Des Américains en Syrie 

Sur les hauteurs de la ville, non loin de l’ancien hôtel détruit, des touristes occidentaux photographient les ruines et les atrocités de la guerre. Leur guide, un peu agacé, se plaint discrètement en arabe : « C’est un groupe d’Américains. Ils adorent les clichés sordides, les photos à côté des monuments dévastés. » Des Américains en Syrie ? Pas si surprenant pour le guide : « Depuis le séisme de février dernier, il y a eu un allègement pour l’obtention des visas et, tous les mois, je dois avoir un groupe provenant des États-Unis », témoigne-t-il. Travaillant pour l’agence touristique Golden team, rattachée au ministère syrien du Tourisme, Omar nous précise qu’il y a plusieurs entreprises à l’instar de Metra, Oqsour ou encore Golden Target qui organisent des visites à Maaloula. « En moyenne, avec les autres compagnies, on amène ici une cinquantaine de touristes minimum par semaine », expose le guide. Avant de redescendre, Omar montre la Vierge Marie qui domine la ville, cadeau d’Asma el-Assad, la femme du président, en 2015. La ville revêt en effet une importance symbolique pour le pouvoir syrien. Défendre et préserver Maaloula, c’est se porter garant de la sécurité des minorités religieuses. Une image notamment appréciée dans certains cercles politiques en Occident. Sur la place centrale est affichée une grande photo de Bachar el-Assad tenant une Bible aux côtés d’un archevêque syrien. 

Loin des 8,5 millions de touristes recensés en 2010, la Syrie tente néanmoins de surfer sur la fin du conflit pour attirer à nouveau des visiteurs et faire tourner son économie. Selon le ministre syrien du Tourisme, Rami Martini, le pays a enregistré plus de 385.000 arrivées au premier trimestre 2023. Un chiffre en perpétuelle hausse, avec notamment la promotion de certains youtubeurs très suivis comme Drew Binsky, Eva zu Beck ou encore Thomas Brag. Des voyageurs 2.0 qui participent, indirectement, à aider Bachar el-Assad à redorer son blason. 

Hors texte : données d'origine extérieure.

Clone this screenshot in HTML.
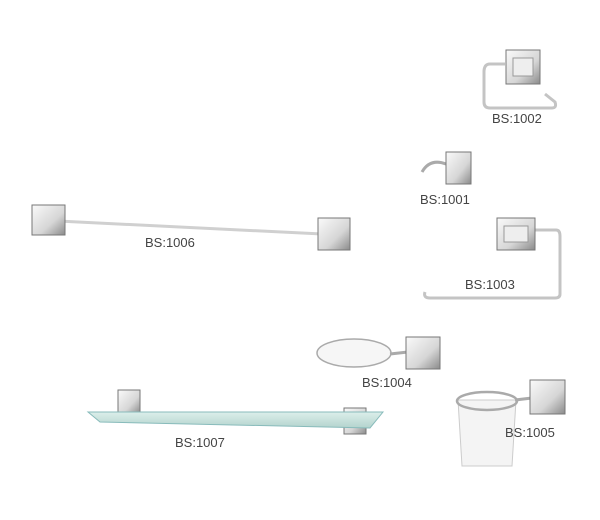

Indépendamment des influenceurs, Maaloula continue de fasciner les touristes étrangers. Lors de la Fête de la Croix, qui a lieu chaque 14 septembre, le village attire des milliers de curieux. À cette occasion, les habitants montent en haut des collines avec des pneus qu’ils enflamment, une fois au sommet. Créant un jeu de lumières grandiose, les bouts de caoutchouc dégringolent les pentes abruptes et finissent leur course dans les failles de la ville. Ému, l’ancien élu de Maaloula nous a indiqué que lors de la dernière cérémonie, des milliers de curieux de Syrie, du Liban et d’ailleurs a fait le déplacement.